Guthrie Pushes Summer Timeline for Bipartisan Permitting Reform
Guthrie criticized proposals to pause or limit data center development over power concerns.
Georgina Mackie
WASHINGTON, May 12, 2026 – Congress must pass bipartisan permitting reform legislation this summer to speed energy generation and transmission projects needed for artificial intelligence infrastructure growth, House Energy and Commerce Committee Chairman Brett Guthrie, R-Ky., said Tuesday.
Guthrie said lawmakers were working toward a package focused on power generation, pipelines, and transmission infrastructure while preserving existing environmental standards.
“We want to reform the process, not the standard,” Guthrie said during keynote remarks at a United States Energy Association event in Washington.
He tied permitting reform to rising electricity demand from artificial intelligence and data centers, arguing the United States risked falling behind China without more dispatchable power and transmission capacity.
“If we choose not to build data centers, and they choose to build them, it completely changes our world,” Guthrie said.
Some large AI data center sites could require up to a gigawatt of electricity, roughly equivalent to Seattle’s power demand, he said.
Guthrie said the committee was preparing transmission legislation aimed at addressing siting authority, cost allocation, and long-distance power delivery.

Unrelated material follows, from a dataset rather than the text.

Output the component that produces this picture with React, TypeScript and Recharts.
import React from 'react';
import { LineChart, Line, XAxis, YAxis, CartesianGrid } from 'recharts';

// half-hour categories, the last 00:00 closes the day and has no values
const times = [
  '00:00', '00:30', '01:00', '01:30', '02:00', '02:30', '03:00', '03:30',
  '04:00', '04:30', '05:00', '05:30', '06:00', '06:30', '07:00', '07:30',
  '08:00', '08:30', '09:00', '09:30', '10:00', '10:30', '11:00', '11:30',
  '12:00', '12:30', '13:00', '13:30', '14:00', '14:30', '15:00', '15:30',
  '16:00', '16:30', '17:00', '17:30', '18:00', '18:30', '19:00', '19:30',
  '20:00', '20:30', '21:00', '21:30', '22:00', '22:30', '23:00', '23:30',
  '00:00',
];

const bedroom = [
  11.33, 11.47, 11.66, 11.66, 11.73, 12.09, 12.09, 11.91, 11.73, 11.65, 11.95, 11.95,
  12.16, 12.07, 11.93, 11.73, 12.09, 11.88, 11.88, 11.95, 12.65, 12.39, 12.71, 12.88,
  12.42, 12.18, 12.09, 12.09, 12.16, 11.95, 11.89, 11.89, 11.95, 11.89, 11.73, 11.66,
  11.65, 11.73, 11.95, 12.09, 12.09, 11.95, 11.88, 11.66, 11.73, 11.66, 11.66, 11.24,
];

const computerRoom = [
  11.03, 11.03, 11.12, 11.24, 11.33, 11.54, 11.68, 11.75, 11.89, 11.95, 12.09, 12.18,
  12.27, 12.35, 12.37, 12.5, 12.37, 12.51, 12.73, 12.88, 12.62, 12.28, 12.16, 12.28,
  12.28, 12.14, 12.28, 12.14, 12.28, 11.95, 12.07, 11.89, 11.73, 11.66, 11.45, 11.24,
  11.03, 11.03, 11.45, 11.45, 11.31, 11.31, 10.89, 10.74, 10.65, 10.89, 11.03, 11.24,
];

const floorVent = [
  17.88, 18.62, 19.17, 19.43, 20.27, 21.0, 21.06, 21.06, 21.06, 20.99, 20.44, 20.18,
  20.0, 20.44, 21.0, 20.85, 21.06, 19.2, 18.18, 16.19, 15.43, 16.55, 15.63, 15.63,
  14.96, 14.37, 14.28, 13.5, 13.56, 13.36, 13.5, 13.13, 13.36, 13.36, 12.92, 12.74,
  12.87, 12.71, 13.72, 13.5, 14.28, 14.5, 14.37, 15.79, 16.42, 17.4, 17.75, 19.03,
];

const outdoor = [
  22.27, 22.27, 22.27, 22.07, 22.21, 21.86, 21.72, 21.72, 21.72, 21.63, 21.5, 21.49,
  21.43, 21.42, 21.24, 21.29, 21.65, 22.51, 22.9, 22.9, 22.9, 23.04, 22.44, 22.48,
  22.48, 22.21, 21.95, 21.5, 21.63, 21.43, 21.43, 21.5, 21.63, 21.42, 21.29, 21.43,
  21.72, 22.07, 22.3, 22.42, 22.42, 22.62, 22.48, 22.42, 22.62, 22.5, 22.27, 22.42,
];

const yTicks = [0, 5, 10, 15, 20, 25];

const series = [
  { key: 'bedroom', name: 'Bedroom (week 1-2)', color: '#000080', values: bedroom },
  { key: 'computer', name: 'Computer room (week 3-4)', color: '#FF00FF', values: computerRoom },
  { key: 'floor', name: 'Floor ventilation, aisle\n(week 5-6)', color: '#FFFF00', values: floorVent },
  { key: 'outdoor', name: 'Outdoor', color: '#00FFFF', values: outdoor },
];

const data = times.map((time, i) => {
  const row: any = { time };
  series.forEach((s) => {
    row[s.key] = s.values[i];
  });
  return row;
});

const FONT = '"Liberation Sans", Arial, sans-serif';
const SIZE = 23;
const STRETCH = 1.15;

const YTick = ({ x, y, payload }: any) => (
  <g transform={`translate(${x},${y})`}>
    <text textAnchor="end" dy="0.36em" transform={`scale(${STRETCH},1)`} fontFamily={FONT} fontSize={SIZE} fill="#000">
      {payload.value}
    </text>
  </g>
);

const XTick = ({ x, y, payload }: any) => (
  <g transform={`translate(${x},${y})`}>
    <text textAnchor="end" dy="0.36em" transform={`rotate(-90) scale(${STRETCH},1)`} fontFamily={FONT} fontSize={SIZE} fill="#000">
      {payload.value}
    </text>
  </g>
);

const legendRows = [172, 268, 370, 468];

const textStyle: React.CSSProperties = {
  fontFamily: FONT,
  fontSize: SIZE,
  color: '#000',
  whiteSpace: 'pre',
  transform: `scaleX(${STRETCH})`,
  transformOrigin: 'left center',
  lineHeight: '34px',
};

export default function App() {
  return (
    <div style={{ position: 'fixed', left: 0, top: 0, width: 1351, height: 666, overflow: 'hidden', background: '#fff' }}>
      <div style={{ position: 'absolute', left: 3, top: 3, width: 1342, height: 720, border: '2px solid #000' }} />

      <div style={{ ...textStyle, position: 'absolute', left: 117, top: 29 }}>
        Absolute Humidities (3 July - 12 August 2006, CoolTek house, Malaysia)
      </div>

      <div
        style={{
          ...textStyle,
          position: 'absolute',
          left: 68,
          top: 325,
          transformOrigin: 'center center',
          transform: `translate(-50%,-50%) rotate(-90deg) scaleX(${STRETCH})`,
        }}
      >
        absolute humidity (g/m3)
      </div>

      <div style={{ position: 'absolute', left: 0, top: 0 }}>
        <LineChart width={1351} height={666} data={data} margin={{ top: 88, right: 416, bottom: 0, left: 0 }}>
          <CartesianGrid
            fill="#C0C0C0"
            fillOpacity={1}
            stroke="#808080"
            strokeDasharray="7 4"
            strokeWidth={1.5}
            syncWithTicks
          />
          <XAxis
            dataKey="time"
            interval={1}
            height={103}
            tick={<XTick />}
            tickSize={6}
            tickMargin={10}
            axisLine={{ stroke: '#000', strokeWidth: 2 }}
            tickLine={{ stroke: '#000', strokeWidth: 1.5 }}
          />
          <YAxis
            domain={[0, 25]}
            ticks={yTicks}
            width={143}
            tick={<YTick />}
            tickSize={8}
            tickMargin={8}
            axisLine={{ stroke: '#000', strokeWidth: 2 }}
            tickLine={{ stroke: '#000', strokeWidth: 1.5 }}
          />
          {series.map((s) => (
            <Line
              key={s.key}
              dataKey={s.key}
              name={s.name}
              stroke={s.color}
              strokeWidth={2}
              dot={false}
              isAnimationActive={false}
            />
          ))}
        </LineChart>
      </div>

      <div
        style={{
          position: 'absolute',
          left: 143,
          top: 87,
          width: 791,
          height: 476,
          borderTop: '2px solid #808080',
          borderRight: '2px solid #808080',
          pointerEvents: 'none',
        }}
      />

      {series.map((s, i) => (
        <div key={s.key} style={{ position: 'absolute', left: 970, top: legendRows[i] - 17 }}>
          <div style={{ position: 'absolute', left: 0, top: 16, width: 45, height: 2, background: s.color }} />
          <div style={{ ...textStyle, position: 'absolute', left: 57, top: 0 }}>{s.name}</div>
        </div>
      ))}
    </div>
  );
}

The committee plans to hold a hearing Wednesday on transmission bottlenecks and potential reforms.
He also backed “all-of-the-above” energy policies, including natural gas, nuclear, renewables, and coal generation, to ensure reliable electricity during peak demand.

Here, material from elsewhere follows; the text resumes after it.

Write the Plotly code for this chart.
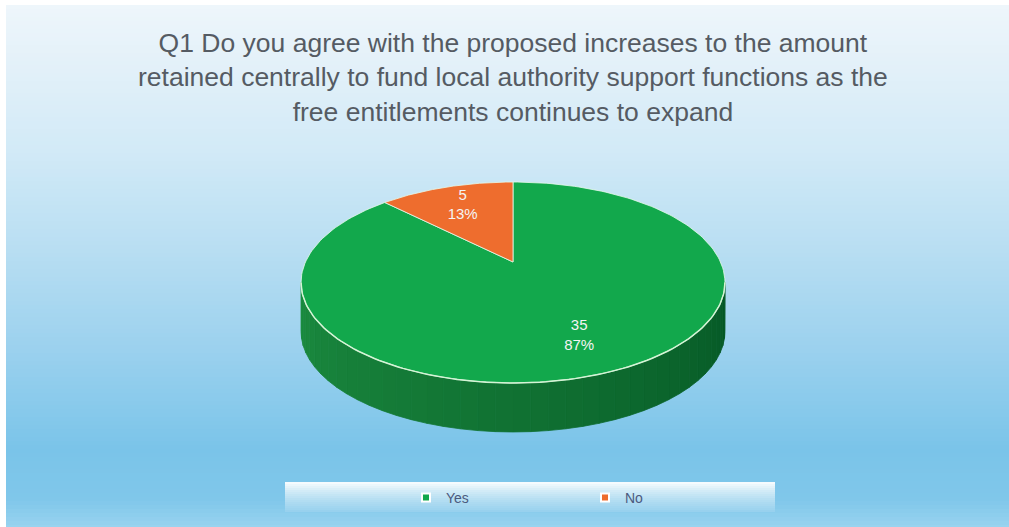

Guthrie criticized proposals to pause or limit data center development over power concerns, arguing restrictions would weaken U.S. competitiveness.
“We can’t put our heads in the sand,” he said.
Bipartisan negotiations with Democrats on transmission and permitting reform are continuing, though disagreements persist over federal transmission authority and who should bear the costs of interstate projects, Guthrie said.
Cost allocation has become a growing obstacle in transmission debates, particularly over whether states hosting new transmission lines should help pay for projects primarily delivering electricity elsewhere.
He said Congress needed to move legislation out of the House before August if lawmakers hoped to complete a broader package this year.
“This is the moment we can get something big done,” Guthrie said.